Sunday sketch #351

The colour palette this week makes me so happy that I found it really difficult to pare down the list of designs to share. I’ll walk you through the slight variations between each one, and you can decide which one(s) you prefer!

This is a fairly simple block-based design that looks like it’s set on point but isn’t. I’ve never sewn an orange peel block before, but I can do drunkard’s path units (quarter-circles), so I figure it’s just one more step, right?

In this first version, I’ve used colour for the circles and either white or dark blue for the inner four-pointed concave stars.

I can mix those colours around though, to produce slight variations that feel heavier or lighter. On the left, the coloured circles that previously had inner dark stars are now dark circles with inner coloured stars. On the right, I’ve stripped colour out from alternate blocks.

Or I can darken those stars in the coloured circles instead.
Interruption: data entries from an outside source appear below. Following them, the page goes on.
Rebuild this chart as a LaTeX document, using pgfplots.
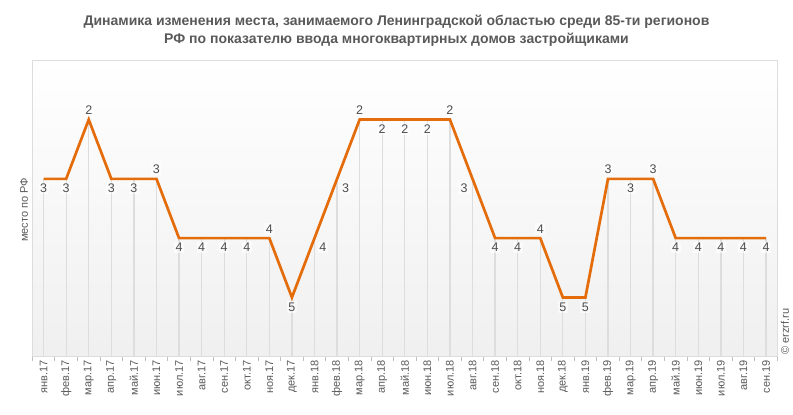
\documentclass[border=0pt]{standalone}
\usepackage{fontspec}
\setmainfont{Liberation Sans}
\usepackage{pgfplots}
\pgfplotsset{compat=1.18}
\usepackage{pgfplotstable}
\definecolor{lineor}{RGB}{228,108,10}
\definecolor{txt}{RGB}{89,89,89}
\definecolor{lbl}{RGB}{77,77,80}
\definecolor{gridc}{RGB}{221,221,221}
\pgfplotstableread{
x y
0 3
1 3
2 2
3 3
4 3
5 3
6 4
7 4
8 4
9 4
10 4
11 5
12 4
13 3
14 2
15 2
16 2
17 2
18 2
19 3
20 4
21 4
22 4
23 5
24 5
25 3
26 3
27 3
28 4
29 4
30 4
31 4
32 4
}\data
\pgfplotsset{lab/.style={draw=none, mark=none, forget plot, point meta=y,
  nodes near coords={\pgfmathprintnumber[assume math mode=true]{\pgfplotspointmeta}},
  every node near coord/.style={anchor=#1, font=\fontsize{12.5}{14}\selectfont, text=lbl,
     inner sep=1.5pt, outer sep=3.5pt, fill=white, fill opacity=0.6, text opacity=1}}}
\begin{document}
\begin{tikzpicture}
\useasboundingbox (0,0) rectangle (793pt,415pt);
\node[align=center, text=txt, font=\fontsize{14}{18}\selectfont\bfseries] at (396.5pt,384pt)
  {Динамика изменения места, занимаемого Ленинградской областью среди 85-ти регионов\\
   РФ по показателю ввода многоквартирных домов застройщиками};
\node[rotate=90, text=txt, font=\fontsize{11}{13}\selectfont] at (24pt,205pt) {место по РФ};
\node[rotate=90, text=txt, font=\fontsize{11}{13}\selectfont, anchor=west] at (785pt,57pt) {© erzrf.ru};
\begin{axis}[
  at={(32.3pt,58.3pt)}, anchor=south west, scale only axis,
  width=745pt, height=296.4pt,
  xmin=-0.5, xmax=32.5, ymin=1, ymax=6, y dir=reverse,
  xtick={0,...,32},
  xticklabels={янв.17,фев.17,мар.17,апр.17,май.17,июн.17,июл.17,авг.17,сен.17,окт.17,ноя.17,дек.17,
    янв.18,фев.18,мар.18,апр.18,май.18,июн.18,июл.18,авг.18,сен.18,окт.18,ноя.18,дек.18,
    янв.19,фев.19,мар.19,апр.19,май.19,июн.19,июл.19,авг.19,сен.19},
  xticklabel style={rotate=90, anchor=east, font=\fontsize{11}{13}\selectfont, text=txt},
  ytick=\empty,
  minor xtick={-0.5,0.5,...,32.5},
  xtick pos=left, tick align=outside,
  major tick length=0pt, minor tick length=4pt,
  minor tick style={draw=gray!50, line width=0.8pt},
  axis line style={draw=gridc, line width=0.9pt},
  axis background/.style={top color=white, bottom color=black!6},
  clip=true,
]
\addplot[draw=none, mark=none, forget plot,
  error bars/.cd, y dir=plus, y fixed=5, error mark=none,
  error bar style={draw=gridc, line width=1.3pt}] table[x=x,y=y]{\data};
\addplot[lineor, line width=2.7pt, mark=none] table[x=x,y=y]{\data};
\addplot[lab=north] coordinates {(0,3) (1,3) (3,3) (4,3) (6,4) (7,4) (8,4) (9,4) (11,5)
  (15,2) (16,2) (17,2) (20,4) (21,4) (23,5) (24,5) (26,3) (28,4) (29,4) (30,4) (31,4) (32,4)};
\addplot[lab=south] coordinates {(2,2) (5,3) (10,4) (14,2) (18,2) (22,4) (25,3) (27,3)};
\addplot[lab=north west] coordinates {(12,4) (13,3)};
\addplot[lab=north east] coordinates {(19,3)};
\end{axis}
\end{tikzpicture}
\end{document}
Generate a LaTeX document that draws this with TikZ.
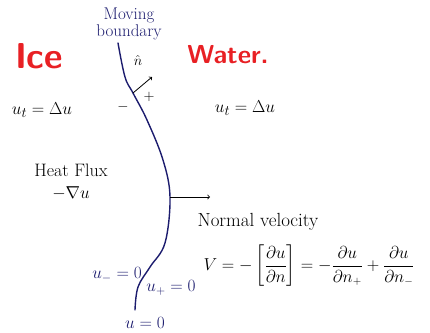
\documentclass[tikz,border=0pt]{standalone}
\usepackage{xcolor}
\usepackage{amsmath}
\usepackage{tikz}
\usetikzlibrary{arrows,positioning}
\definecolor{inkblue}{RGB}{28,28,110}
\definecolor{inkred}{RGB}{232,32,36}

\begin{document}
\begin{tikzpicture}[x=1pt, y=-1pt,
    phase/.style={text=inkred, font=\fontsize{26}{26}\selectfont\bfseries\sffamily},
    eqn/.style={font=\fontsize{19}{21}\selectfont},
    bdry/.style={text=inkblue, font=\fontsize{17}{17}\selectfont},
    sign/.style={font=\Large},
]
    \useasboundingbox (0,0) rectangle (430,332);

    % Boundary curve
    \coordinate (btop) at (118,43);
    \coordinate (b1) at (125,77);
    \coordinate (nbase) at (133,93);
    \coordinate (b2) at (147,120);
    \coordinate (b3) at (163,160);
    \coordinate (vbase) at (170,197);
    \coordinate (b4) at (165,243);
    \coordinate (b5) at (150,267);
    \coordinate (b6) at (138,287);
    \coordinate (bbot) at (135,310);
    \draw[inkblue, line width=1.4pt, line cap=round]
        plot[smooth, tension=0.6] coordinates {(btop) (b1) (nbase) (b2) (b3) (vbase) (b4) (b5) (b6) (bbot)};

    % Labels
    \node[bdry, align=center, inner sep=1pt] (moving) at (129,24) {Moving\\boundary};
    \node[phase, font=\fontsize{36}{36}\selectfont\bfseries\sffamily] (ice) at (39,56) {Ice};
    \node[phase] (water) at (228,55) {Water.};
    \node[sign] (nhat) at (138,60) {$\hat{n}$};
    \node[sign] (plus) at (149,97) {$+$};
    \node[sign] (minus) at (123,107) {$-$};
    \node[eqn] (icepde) at (42,110) {$u_t=\Delta u$};
    \node[eqn] (waterpde) at (245,108) {$u_t=\Delta u$};
    \node[eqn, font=\fontsize{18}{22}\selectfont, align=center] (flux) at (71,182) {Heat Flux\\$-\nabla u$};

    % Arrows
    \coordinate (ntip) at (152,77);
    \coordinate (vtip) at (210,197);
    \draw[->, thick] (nbase) -- (ntip);
    \draw[->, thick] (vbase) -- (vtip);

    % Normal velocity
    \node[eqn, inner sep=1pt] (vlabel) at (258,222) {Normal velocity};
    \node[eqn, font=\fontsize{16}{18}\selectfont, inner sep=1pt] (veq) at (309,266) {$V=-\left[\dfrac{\partial u}{\partial n}\right]=-\dfrac{\partial u}{\partial n_+}+\dfrac{\partial u}{\partial n_-}$};

    % Boundary values
    \node[bdry] (uminus) at (117,275) {$u_-=0$};
    \node[bdry] (uplus) at (171,288) {$u_+=0$};
    \node[bdry] (uzero) at (145,323) {$u=0$};
\end{tikzpicture}
\end{document}
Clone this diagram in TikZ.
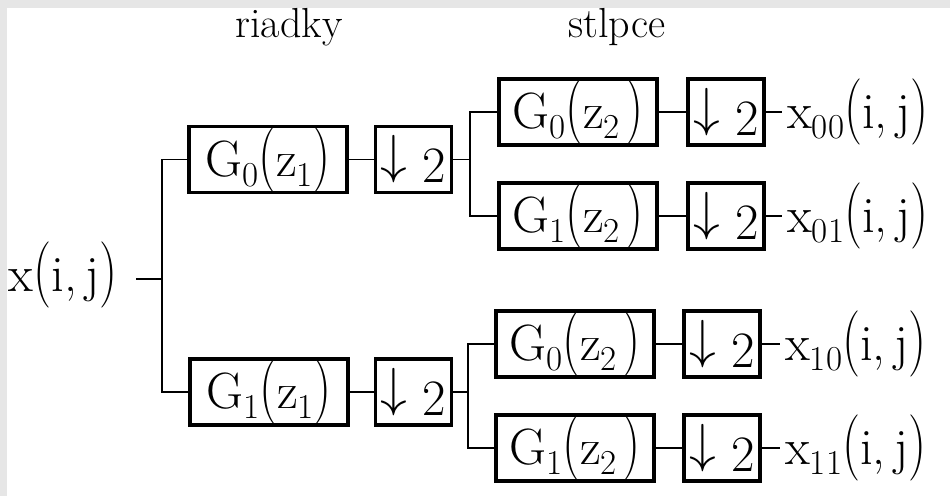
\documentclass[tikz,border=0pt]{standalone}
\usepackage{fix-cm}
\usepackage{graphicx}
\definecolor{bggray}{HTML}{E6E6E6}
\newcommand{\sbx}[1]{\raisebox{-0.2em}{\fontsize{35}{35}\selectfont #1}}
\newcommand{\lp}{\scalebox{1}[1.3]{(}}
\newcommand{\rp}{\scalebox{1}[1.3]{)}}
\newcommand{\dnarr}{\raisebox{0.19em}{\scalebox{1.05}[1.05]{$\downarrow$}}}
\tikzset{
  blk/.style={draw, line width=3.5pt, inner sep=0pt, minimum height=66pt, font=\fontsize{51}{60}\selectfont},
  gbox/.style={blk, minimum width=158pt},
  dbox/.style={blk, minimum width=76pt},
  wire/.style={line width=1.8pt},
  lbl/.style={font=\fontsize{42}{50}\selectfont, inner sep=0pt},
  txt/.style={font=\fontsize{51}{60}\selectfont, inner sep=0pt}
}
\begin{document}
\begin{tikzpicture}[x=1pt,y=-1pt]
\useasboundingbox (0,0) rectangle (950,496);
\fill[bggray] (0,0) rectangle (950,496);
\fill[white] (7,8) rectangle (950,496);

\node[lbl] (riadky) at (289,27) {riadky};
\node[lbl] (stlpce) at (617,27) {stlpce};

\node[txt, anchor=east] (xin) at (118,275) {x\lp i,\,j\rp};
\coordinate (xs) at (136,279);
\coordinate (xf) at (162,279);

\node[gbox] (g0a) at (268,159.5) {G\sbx{0}\lp z\sbx{1}\rp};
\node[dbox] (d0a) at (413.5,159.5) {\dnarr\ 2};
\node[gbox] (g1a) at (269,392) {G\sbx{1}\lp z\sbx{1}\rp};
\node[dbox] (d1a) at (413.5,392) {\dnarr\ 2};

\coordinate (f1) at (470,159.5);
\coordinate (f2) at (468,392);

\node[gbox] (g00) at (578,112) {G\sbx{0}\lp z\sbx{2}\hspace{6pt}\rp};
\node[dbox] (d00) at (726,112) {\dnarr\ 2};
\node[gbox] (g01) at (578,216) {G\sbx{1}\lp z\sbx{2}\hspace{6pt}\rp};
\node[dbox] (d01) at (726,216) {\dnarr\ 2};
\node[gbox] (g10) at (575,344) {G\sbx{0}\lp z\sbx{2}\hspace{6pt}\rp};
\node[dbox] (d10) at (722,344) {\dnarr\ 2};
\node[gbox] (g11) at (575,448) {G\sbx{1}\lp z\sbx{2}\hspace{6pt}\rp};
\node[dbox] (d11) at (722,448) {\dnarr\ 2};

\node[txt, anchor=west, inner xsep=5pt] (o00) at (782,112) {x\sbx{00}\lp i,\,j\rp};
\node[txt, anchor=west, inner xsep=5pt] (o01) at (782,216) {x\sbx{01}\lp i,\,j\rp};
\node[txt, anchor=west, inner xsep=5pt] (o10) at (780,344) {x\sbx{10}\lp i,\,j\rp};
\node[txt, anchor=west, inner xsep=5pt] (o11) at (780,448) {x\sbx{11}\lp i,\,j\rp};

\draw[wire] (xs) -- (xf);
\draw[wire] (g0a.west) -| (xf) |- (g1a.west);
\draw[wire] (g0a) -- (d0a);
\draw[wire] (g1a) -- (d1a);
\draw[wire] (d0a.east) -- (f1);
\draw[wire] (d1a.east) -- (f2);
\draw[wire] (g00.west) -| (f1) |- (g01.west);
\draw[wire] (g10.west) -| (f2) |- (g11.west);
\draw[wire] (g00) -- (d00);
\draw[wire] (g01) -- (d01);
\draw[wire] (g10) -- (d10);
\draw[wire] (g11) -- (d11);
\draw[wire] (d00) -- (o00);
\draw[wire] (d01) -- (o01);
\draw[wire] (d10) -- (o10);
\draw[wire] (d11) -- (o11);
\end{tikzpicture}
\end{document}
I often like changing up the outside edges of designs. Instead of colouring those outer circles, I’ve opted here to focus on the stars. I love this effect. Other minor changes in colour placement help to lighten the overall design.

And then I removed the stars from the outer edges, to focus on that blocky checkerboard pattern instead. I like this one too!

And finally, removing the outermost dark squares smoothes the edges of the blocks, making the design look like square blocks on point (which it actually isn’t). This is probably my least favourite version of the design, but I still like it enough to include!

This week’s designs are made using orange peel units, squares and triangles (which could be made from quarter-square triangles too). As always, I think the hardest part would be deciding which version to make, and then settling on a colour palette!

 

Sunday sketch #350

I didn’t set out to do another basic design using a warm palette this week… but when a design uses multiple colours, I tend to gravitate to the pinks and oranges in Electric Quilt 8. I use the Kona solid colours as my default fabric library, and I guess those colours have the best mix of shades. It’s either that, or cooler blues and greens, and I was feeling warmer this week.

Anyway… I’ve spent a bit of time with quarter-rectangle triangles lately, for a few reasons. One: the release of Latifah Saafir’s HuRTy ruler, which she and I used to create the Paperdrop quilt pattern, is giving me more ideas of how to use half-rectangle triangles and quarter-rectangle triangles. And two: I’ve spent the last week or two seeing pics of Avalanche, one of the four quilts I had hanging at QuiltCon in Atlanta and which is entirely made from quarter-rectangle triangles.

In this week’s design, I’ve just set the blocks on point and coloured some of the triangles in the background colour to introduce some negative space. Otherwise it all feels a bit crowded.

Here’s a multicoloured version. There’s obviously opportunity for transparency here, but I tried not to use it too much; I like the idea of just mixing a bunch of different colours together and letting the contrast create movement in the design.

This last version reminds me a little of Sunday sketch #146 – some zig zagging, lots of angles, and a similar palette.

This week’s designs use quarter-rectangle triangles and some borders. Given the complicated colour placement, it might be easier to use paper piecing (which is how I made Avalanche), although if you were organised enough, you could probably make the QRTs the usual way without too much fuss. I haven’t used the HuRTy ruler to make QRTs yet, but I really want to!

 

Sunday sketch #349

A quick, cute design this week, and an excuse to talk about colour placement.

This design is set on point, and just features squares and quarter-circles (or drunkard’s path units). In the version above, the squares are coloured the same as the background, and the curves are in white, yellow, orange (light, medium or dark) or pink.

Even though each row features squares of background colour, they look like they’re two zig-zagging lines twisting round each other – like a double coil of white plus another colour. I’m not sure what optical illusion is at play here; it’s not really a transparency effect, because white plus any of these colours wouldn’t produce that background colour. But somehow the brain just seems to imagine that those squares are connecting the curves on either side to create a long, winding coil.

The design works horizontally too.

And in a more limited palette.

The design doesn’t have the same effect with a different colour placement though. Below I’ve used different placement in each row, and you can see how it changes the whole effect – in some places, the transparency is there but less effective; in other cases, it’s gone completely, leaving quite a clunky design in its wake.

The first row above features a transparency effect: the white and red zig-zags overlap in pink squares, which makes sense. I feel like it’s a bit ‘heavier’ than the second row. The third and fifth rows lose that effect completely, and feel very clunky (and boring) to me. The fourth row retains the zig-saggy feel (for the most part), but using red to colour in the squares where the white and pink ‘overlap’ doesn’t quite work, so feels a bit wrong.

So anyway, if a pattern featured a design like this, I think it would be important to tell people how the overall effect might change with different fabric placement. Something that looks great on paper might end up looking very dodgy in fabric if you weren’t careful.

Of course, the same design can be coloured completely differently, to avoid any of these problems 🙂

These designs could be made into quilts by arranging squares and quarter-circles (or drunkard’s path units) on point. The last version uses half-square triangles instead of squares. All fairly straightforward!